UK’s Financial Reporting Council (FRC) has recently revised the ‘Guidance on the Strategic Report’ which encourages companies to consider wider stakeholders and broader matters that impact performance over the longer term.

The FRC believes that the integration of non-financial information into the strategic report is a key part of telling a company’s story. Thus, the 2018 Guidance has been enhanced to recognise the increasing importance of non-financial reporting.

The revised guidance also places a greater focus on the directors’ duty to promote the success of the company. This is complemented by new legislation that introduces a specific reporting requirement on how directors have had regard to broader matters when performing their duty, including considering the interests of employees, suppliers, customers and other stakeholders as well as impacts on the community and environment. The new legislation is applicable to large companies for financial years beginning on or after 1 January 2019.

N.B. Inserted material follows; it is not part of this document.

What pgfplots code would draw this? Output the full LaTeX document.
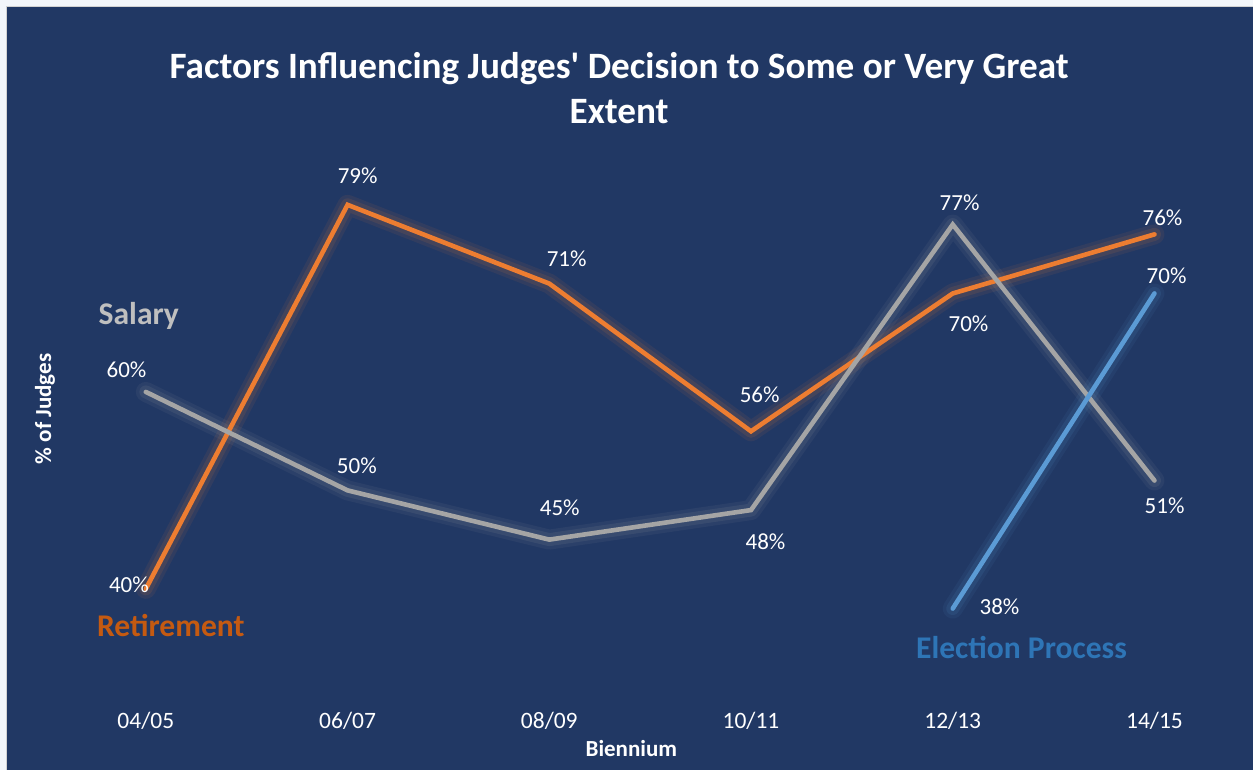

In the revised guidance of the FRC, most of the amendments were made in Section 7 ‘The strategic report: content elements’, which makes it clear that the non-financial reporting Directive only relevant to Public Interest Entities (PIEs) with more than 500 employees.

Furthermore, FRC would like entities to put more emphasis on the importance of generation and preservation of company values which may be related and are not limited to company reputation, customers, environment and natural resources. It is expected that entities would be more creative and innovative when setting company’s values, thus helping stakeholders better understand company’s business model.

However, some people are worried that the emphasis on non-financial information may turn the strategic report into an ESG report, so entities should strike a balance between financial and non-financial data when preparing strategic reports.

FRC is an organization which sets Corporate Governance and Stewardship Codes in the United Kingdom, and helps to regulate actuaries, auditors and accountants in the financial industry.